As mentioned above, surfactants are common components of waterborne coating formulations. They have many functions including dispersing pigments, wetting the substrate, improving flow and leveling, etc. However, once the coating has been applied to a substrate the surfactant is no longer needed. In fact, the presence of the surfactant often degrades the moisture sensitivity of the coating. Other coating properties can be negatively affected as well. This is largely due to the mobility of the surfactant polymers. For example, locally high concentrations of surfactant molecules can form in the coating from the coalescence of surfactant-coated micelle spheres. When the coating is exposed to water, these unbound surfactant molecules can be extracted from the coating leaving thin spots or pathways to the substrate surface. This can result in “blushing” and corrosion of the substrate.

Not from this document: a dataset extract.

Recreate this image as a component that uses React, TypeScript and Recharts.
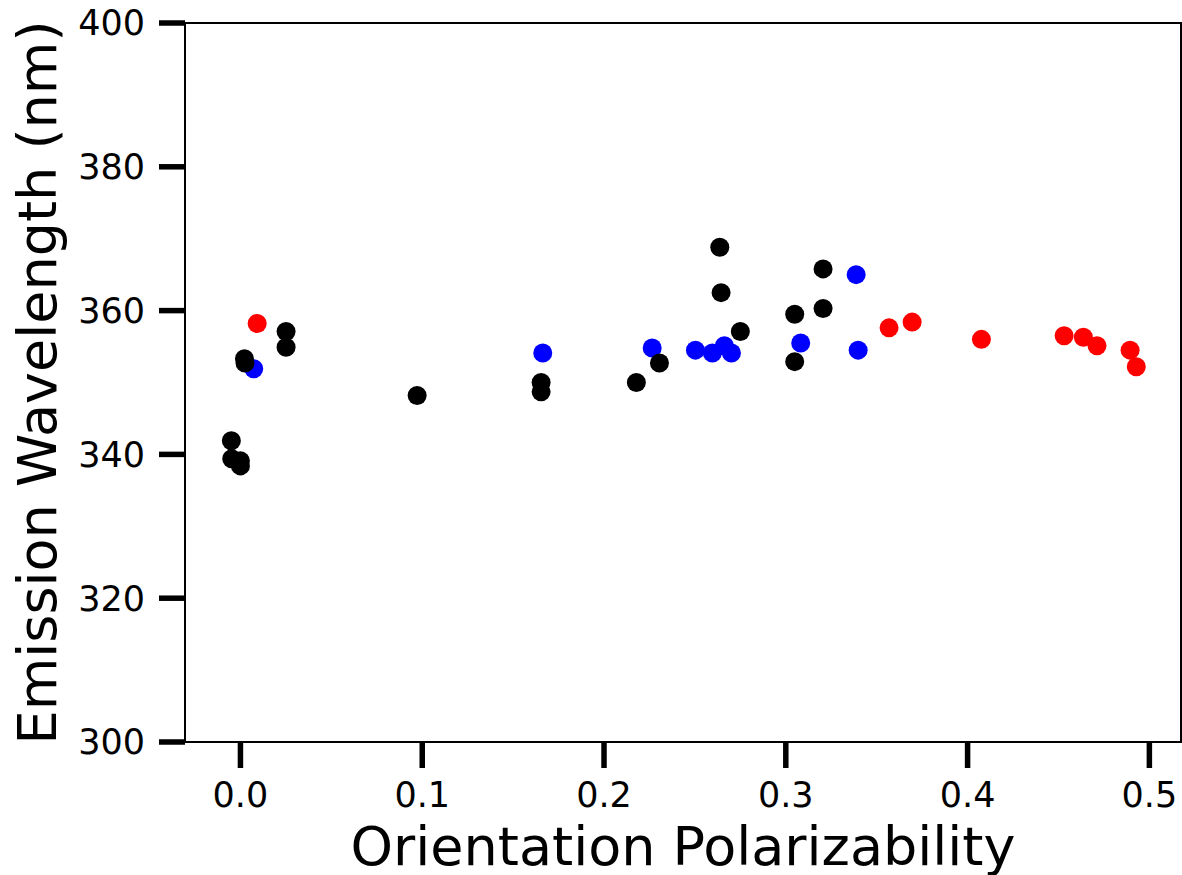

Since surfactants have a number of deleterious effects on the finished coating and add cost to the coating formulation, minimizing their use would be desirable. A non-VOC additive that had multiple functions in the formulation such as imparting freeze/thaw stability, and extending open time and wet edge, and improving coalescence, could reduce the cost of and improve the performance of the finished coating.
The present invention provides alkoxylated styrenated phenols and naphthols that have been derivatized with allyl glycidyl ether as additives to impart WE/OT to Semigloss paints. Note that the study was done with acrylic latexes. Different results may be obtained with Vinyl Acrylic or Vinyl Acetate Ethylene (VAE) latexes since they are more hydrophilic. The “Martha Stewart Paint was a vinyl acrylic according to the label. Glidden has manufactured the paint under the Martha Stewart label until last year. Now, they still manufacture that paint but under the Glidden Interior Premium Paint (Semigloss) label. The Martha Stewart colors still work with the paint since it identical to the paint made in the past.